>> begin

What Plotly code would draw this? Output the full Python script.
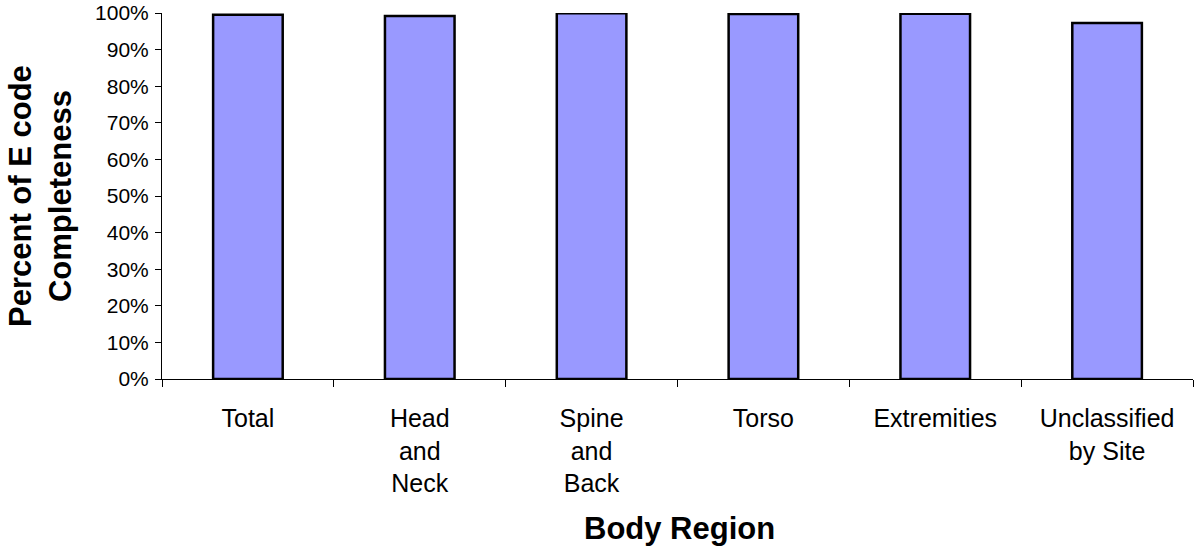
import plotly.graph_objects as go

regions = ["Total", "Head<br>and<br>Neck", "Spine<br>and<br>Back", "Torso",
           "Extremities", "Unclassified<br>by Site"]
completeness = [0.995, 0.992, 0.999, 0.997, 0.998, 0.973]
y_ticks = [i / 10 for i in range(11)]

fig = go.Figure(go.Bar(
    x=regions, y=completeness,
    marker=dict(color="#9999FF", line=dict(color="black", width=2.5)),
))

fig.update_layout(
    width=1195, height=549,
    margin=dict(l=162, r=2, t=13, b=170),
    plot_bgcolor="white", paper_bgcolor="white",
    bargap=0.595, showlegend=False,
    font=dict(family="Liberation Sans, Arial", color="black", size=21),
)
fig.update_xaxes(
    automargin=False,
    showline=True, linecolor="black", linewidth=1,
    ticks="outside", tickson="boundaries", ticklen=7, tickcolor="black",
    tickfont=dict(size=25), ticklabelstandoff=17,
)
fig.update_yaxes(
    automargin=False,
    range=[0, 1], tickvals=y_ticks, tickformat=".0%",
    showline=True, linecolor="black", linewidth=1, showgrid=False,
    ticks="outside", ticklen=6, tickcolor="black", tickfont=dict(size=21),
    ticklabelstandoff=2, ticklabeloverflow="allow",
)

# axis titles as annotations so they can sit exactly where the original has them
fig.add_annotation(text="<b>Body Region</b>", xref="paper", yref="paper",
                   x=0.5, y=0, yanchor="bottom", yshift=-169, xshift=2,
                   showarrow=False, font=dict(size=31))
fig.add_annotation(text="<b>Percent of E code<br>Completeness</b>", xref="paper", yref="paper",
                   x=0, y=0.5, xanchor="center", xshift=-122, textangle=-90,
                   showarrow=False, font=dict(size=31))

# drop the default page margin so the figure sits at the window's corner
fig.write_html("out.html", config={"displayModeBar": False},
               post_script="document.body.style.margin='0';")
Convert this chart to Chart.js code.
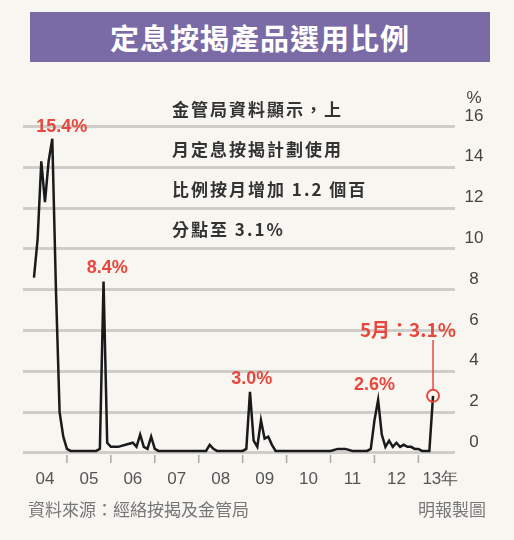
<!DOCTYPE html>
<html><head><meta charset="utf-8">
<script src="https://cdn.jsdelivr.net/npm/chart.js@4"></script>
<style>
body{margin:0;background:#fff;font-family:"Noto Sans CJK TC",sans-serif}
#wrap{position:relative;width:514px;height:540px;background:#f8f6f1}
#title{position:absolute;left:30px;top:12px;width:460px;height:50px;background:#7a6aa6;color:#fff;font-size:29px;font-weight:bold;text-align:center;line-height:50px;letter-spacing:1px}
.note{position:absolute;left:172px;color:#333;font-size:17px;font-weight:bold;letter-spacing:2px}
.foot{position:absolute;top:496px;color:#777;font-size:17px}
canvas{position:absolute;left:0;top:0}
</style></head><body>
<div id="wrap">
<canvas id="c" width="514" height="540"></canvas>
<div id="title">定息按揭產品選用比例</div>
<div class="note" style="top:96px">金管局資料顯示，上</div>
<div class="note" style="top:136px">月定息按揭計劃使用</div>
<div class="note" style="top:176px">比例按月增加 1.2 個百</div>
<div class="note" style="top:216px">分點至 3.1%</div>
<div class="foot" style="left:28px">資料來源：經絡按揭及金管局</div>
<div class="foot" style="left:418px">明報製圖</div>
</div>
<script>
// month index: 0 = Jan 2004
const months = [3,4,5,6,7,8,9,10,11,12,13,16,19,20,21,22,23,24,26,28,30,31,32,33,34,35,36,37,38,39,40,42,45,48,50,51,52,53,55,58,59,60,61,62,63,64,65,66,67,68,69,70,72,76,80,84,86,88,90,93,94,95,96,97,98,99,100,101,102,103,104,105,106,107,108,109,110,111,112];
const values = [8.6,10.5,14.3,12.3,14.3,15.4,8.0,2.0,0.8,0.2,0.1,0.1,0.1,0.1,0.2,8.4,0.5,0.3,0.3,0.4,0.5,0.3,0.9,0.3,0.2,0.8,0.2,0.1,0.1,0.1,0.1,0.1,0.1,0.1,0.1,0.4,0.2,0.1,0.1,0.1,0.1,0.1,0.2,3.0,0.6,0.3,1.6,0.7,0.8,0.4,0.1,0.1,0.1,0.1,0.1,0.1,0.2,0.2,0.1,0.1,0.1,0.2,1.6,2.6,0.9,0.3,0.6,0.3,0.5,0.3,0.4,0.3,0.3,0.2,0.2,0.1,0.1,0.1,2.8];
const yTicks = [0,2,4,6,8,10,12,14,16];
const yearLabels = ['04','05','06','07','08','09','10','11','12','13年'];
const peakLabels = [
  {m:10.6, v:15.4, text:'15.4%', dy:-7},
  {m:23, v:8.4, text:'8.4%', dy:-9},
  {m:62.5, v:3.0, text:'3.0%', dy:-8},
  {m:96, v:2.6, text:'2.6%', dy:-10}
];

const red = '#e9473d';
const overlay = {
  id:'overlay',
  afterDraw(chart){
    const ctx = chart.ctx, x = chart.scales.x, y = chart.scales.y;
    ctx.save();
    // y tick labels above the grid lines
    ctx.fillStyle = '#444'; ctx.font = '17px "Liberation Sans"'; ctx.textAlign = 'center'; ctx.textBaseline = 'alphabetic';
    yTicks.forEach(v => ctx.fillText(String(v), 474, y.getPixelForValue(v) - 6));
    ctx.fillText('%', 474, 103);
    // year boundary ticks
    ctx.strokeStyle = '#aaa'; ctx.lineWidth = 1.5;
    for (let i = 1; i < 10; i++) {
      const px = x.getPixelForValue(i * 12);
      ctx.beginPath(); ctx.moveTo(px, y.bottom); ctx.lineTo(px, y.bottom + 8); ctx.stroke();
    }
    // peak labels
    ctx.fillStyle = red; ctx.font = 'bold 18px "Liberation Sans"';
    peakLabels.forEach(p => ctx.fillText(p.text, x.getPixelForValue(p.m), y.getPixelForValue(p.v) + p.dy));
    // last point marker
    const lm = months[months.length - 1], lv = values[values.length - 1];
    const px = x.getPixelForValue(lm), py = y.getPixelForValue(lv);
    ctx.strokeStyle = red; ctx.lineWidth = 2;
    ctx.beginPath(); ctx.arc(px, py, 6, 0, Math.PI * 2); ctx.stroke();
    ctx.lineWidth = 1.5;
    ctx.beginPath(); ctx.moveTo(px, py - 6); ctx.lineTo(px, 340); ctx.stroke();
    ctx.font = 'bold 19px "Noto Sans CJK TC"'; ctx.textAlign = 'right';
    ctx.fillText('5月：3.1%', 456, 337);
    ctx.restore();
  }
};

new Chart(document.getElementById('c'), {
  type:'line',
  data:{ datasets:[{ data: months.map((m,i)=>({x:m, y:values[i]})), borderColor:'#1a1a1a', borderWidth:2.5, pointRadius:0, tension:0 }] },
  options:{
    responsive:false, animation:false,
    layout:{ padding:{ left:23, top:98, right:0, bottom:0 } },
    plugins:{ legend:{display:false}, tooltip:{enabled:false} },
    scales:{
      x:{ type:'linear', min:0, max:118,
        afterBuildTicks(s){ s.ticks = yearLabels.map((_,i)=>({value:i*12+6})); },
        afterFit(s){ s.height = 85; },
        grid:{display:false}, border:{display:false},
        ticks:{ autoSkip:false, maxRotation:0, padding:6, color:'#555', font:{size:17, family:'"Liberation Sans"'},
          callback:(v)=>yearLabels[Math.round((v-6)/12)] } },
      y:{ position:'right', min:-0.1, max:17.4,
        afterBuildTicks(s){ s.ticks = yTicks.map(v=>({value:v})); },
        afterFit(s){ s.width = 59; },
        grid:{ color:'#cfcdc8', lineWidth:3, drawTicks:false }, border:{display:false},
        ticks:{ display:false } }
    }
  },
  plugins:[overlay]
});
</script>
</body></html>
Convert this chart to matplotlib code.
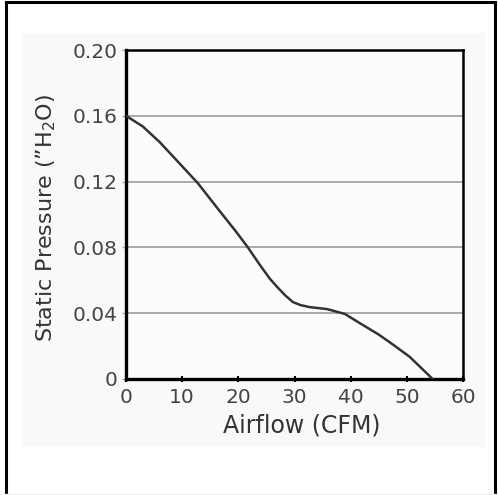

>> end

▶ [GIVEN TASK]: Pictures stay out; repeat all the rest of the records exactly.

▶ [COMPLETED EXERCISE]:
What Plotly code would draw this? Output the full Python script.
import plotly.graph_objects as go

regions = ["Total", "Head<br>and<br>Neck", "Spine<br>and<br>Back", "Torso",
           "Extremities", "Unclassified<br>by Site"]
completeness = [0.995, 0.992, 0.999, 0.997, 0.998, 0.973]
y_ticks = [i / 10 for i in range(11)]

fig = go.Figure(go.Bar(
    x=regions, y=completeness,
    marker=dict(color="#9999FF", line=dict(color="black", width=2.5)),
))

fig.update_layout(
    width=1195, height=549,
    margin=dict(l=162, r=2, t=13, b=170),
    plot_bgcolor="white", paper_bgcolor="white",
    bargap=0.595, showlegend=False,
    font=dict(family="Liberation Sans, Arial", color="black", size=21),
)
fig.update_xaxes(
    automargin=False,
    showline=True, linecolor="black", linewidth=1,
    ticks="outside", tickson="boundaries", ticklen=7, tickcolor="black",
    tickfont=dict(size=25), ticklabelstandoff=17,
)
fig.update_yaxes(
    automargin=False,
    range=[0, 1], tickvals=y_ticks, tickformat=".0%",
    showline=True, linecolor="black", linewidth=1, showgrid=False,
    ticks="outside", ticklen=6, tickcolor="black", tickfont=dict(size=21),
    ticklabelstandoff=2, ticklabeloverflow="allow",
)

# axis titles as annotations so they can sit exactly where the original has them
fig.add_annotation(text="<b>Body Region</b>", xref="paper", yref="paper",
                   x=0.5, y=0, yanchor="bottom", yshift=-169, xshift=2,
                   showarrow=False, font=dict(size=31))
fig.add_annotation(text="<b>Percent of E code<br>Completeness</b>", xref="paper", yref="paper",
                   x=0, y=0.5, xanchor="center", xshift=-122, textangle=-90,
                   showarrow=False, font=dict(size=31))

# drop the default page margin so the figure sits at the window's corner
fig.write_html("out.html", config={"displayModeBar": False},
               post_script="document.body.style.margin='0';")
Convert this chart to Chart.js code.
<!DOCTYPE html>
<html><head><meta charset="utf-8">
<script src="https://cdn.jsdelivr.net/npm/chart.js@4"></script>
<style>
body{margin:0;background:#fff;font-family:"Noto Sans CJK TC",sans-serif}
#wrap{position:relative;width:514px;height:540px;background:#f8f6f1}
#title{position:absolute;left:30px;top:12px;width:460px;height:50px;background:#7a6aa6;color:#fff;font-size:29px;font-weight:bold;text-align:center;line-height:50px;letter-spacing:1px}
.note{position:absolute;left:172px;color:#333;font-size:17px;font-weight:bold;letter-spacing:2px}
.foot{position:absolute;top:496px;color:#777;font-size:17px}
canvas{position:absolute;left:0;top:0}
</style></head><body>
<div id="wrap">
<canvas id="c" width="514" height="540"></canvas>
<div id="title">定息按揭產品選用比例</div>
<div class="note" style="top:96px">金管局資料顯示，上</div>
<div class="note" style="top:136px">月定息按揭計劃使用</div>
<div class="note" style="top:176px">比例按月增加 1.2 個百</div>
<div class="note" style="top:216px">分點至 3.1%</div>
<div class="foot" style="left:28px">資料來源：經絡按揭及金管局</div>
<div class="foot" style="left:418px">明報製圖</div>
</div>
<script>
// month index: 0 = Jan 2004
const months = [3,4,5,6,7,8,9,10,11,12,13,16,19,20,21,22,23,24,26,28,30,31,32,33,34,35,36,37,38,39,40,42,45,48,50,51,52,53,55,58,59,60,61,62,63,64,65,66,67,68,69,70,72,76,80,84,86,88,90,93,94,95,96,97,98,99,100,101,102,103,104,105,106,107,108,109,110,111,112];
const values = [8.6,10.5,14.3,12.3,14.3,15.4,8.0,2.0,0.8,0.2,0.1,0.1,0.1,0.1,0.2,8.4,0.5,0.3,0.3,0.4,0.5,0.3,0.9,0.3,0.2,0.8,0.2,0.1,0.1,0.1,0.1,0.1,0.1,0.1,0.1,0.4,0.2,0.1,0.1,0.1,0.1,0.1,0.2,3.0,0.6,0.3,1.6,0.7,0.8,0.4,0.1,0.1,0.1,0.1,0.1,0.1,0.2,0.2,0.1,0.1,0.1,0.2,1.6,2.6,0.9,0.3,0.6,0.3,0.5,0.3,0.4,0.3,0.3,0.2,0.2,0.1,0.1,0.1,2.8];
const yTicks = [0,2,4,6,8,10,12,14,16];
const yearLabels = ['04','05','06','07','08','09','10','11','12','13年'];
const peakLabels = [
  {m:10.6, v:15.4, text:'15.4%', dy:-7},
  {m:23, v:8.4, text:'8.4%', dy:-9},
  {m:62.5, v:3.0, text:'3.0%', dy:-8},
  {m:96, v:2.6, text:'2.6%', dy:-10}
];

const red = '#e9473d';
const overlay = {
  id:'overlay',
  afterDraw(chart){
    const ctx = chart.ctx, x = chart.scales.x, y = chart.scales.y;
    ctx.save();
    // y tick labels above the grid lines
    ctx.fillStyle = '#444'; ctx.font = '17px "Liberation Sans"'; ctx.textAlign = 'center'; ctx.textBaseline = 'alphabetic';
    yTicks.forEach(v => ctx.fillText(String(v), 474, y.getPixelForValue(v) - 6));
    ctx.fillText('%', 474, 103);
    // year boundary ticks
    ctx.strokeStyle = '#aaa'; ctx.lineWidth = 1.5;
    for (let i = 1; i < 10; i++) {
      const px = x.getPixelForValue(i * 12);
      ctx.beginPath(); ctx.moveTo(px, y.bottom); ctx.lineTo(px, y.bottom + 8); ctx.stroke();
    }
    // peak labels
    ctx.fillStyle = red; ctx.font = 'bold 18px "Liberation Sans"';
    peakLabels.forEach(p => ctx.fillText(p.text, x.getPixelForValue(p.m), y.getPixelForValue(p.v) + p.dy));
    // last point marker
    const lm = months[months.length - 1], lv = values[values.length - 1];
    const px = x.getPixelForValue(lm), py = y.getPixelForValue(lv);
    ctx.strokeStyle = red; ctx.lineWidth = 2;
    ctx.beginPath(); ctx.arc(px, py, 6, 0, Math.PI * 2); ctx.stroke();
    ctx.lineWidth = 1.5;
    ctx.beginPath(); ctx.moveTo(px, py - 6); ctx.lineTo(px, 340); ctx.stroke();
    ctx.font = 'bold 19px "Noto Sans CJK TC"'; ctx.textAlign = 'right';
    ctx.fillText('5月：3.1%', 456, 337);
    ctx.restore();
  }
};

new Chart(document.getElementById('c'), {
  type:'line',
  data:{ datasets:[{ data: months.map((m,i)=>({x:m, y:values[i]})), borderColor:'#1a1a1a', borderWidth:2.5, pointRadius:0, tension:0 }] },
  options:{
    responsive:false, animation:false,
    layout:{ padding:{ left:23, top:98, right:0, bottom:0 } },
    plugins:{ legend:{display:false}, tooltip:{enabled:false} },
    scales:{
      x:{ type:'linear', min:0, max:118,
        afterBuildTicks(s){ s.ticks = yearLabels.map((_,i)=>({value:i*12+6})); },
        afterFit(s){ s.height = 85; },
        grid:{display:false}, border:{display:false},
        ticks:{ autoSkip:false, maxRotation:0, padding:6, color:'#555', font:{size:17, family:'"Liberation Sans"'},
          callback:(v)=>yearLabels[Math.round((v-6)/12)] } },
      y:{ position:'right', min:-0.1, max:17.4,
        afterBuildTicks(s){ s.ticks = yTicks.map(v=>({value:v})); },
        afterFit(s){ s.width = 59; },
        grid:{ color:'#cfcdc8', lineWidth:3, drawTicks:false }, border:{display:false},
        ticks:{ display:false } }
    }
  },
  plugins:[overlay]
});
</script>
</body></html>
Convert this chart to matplotlib code.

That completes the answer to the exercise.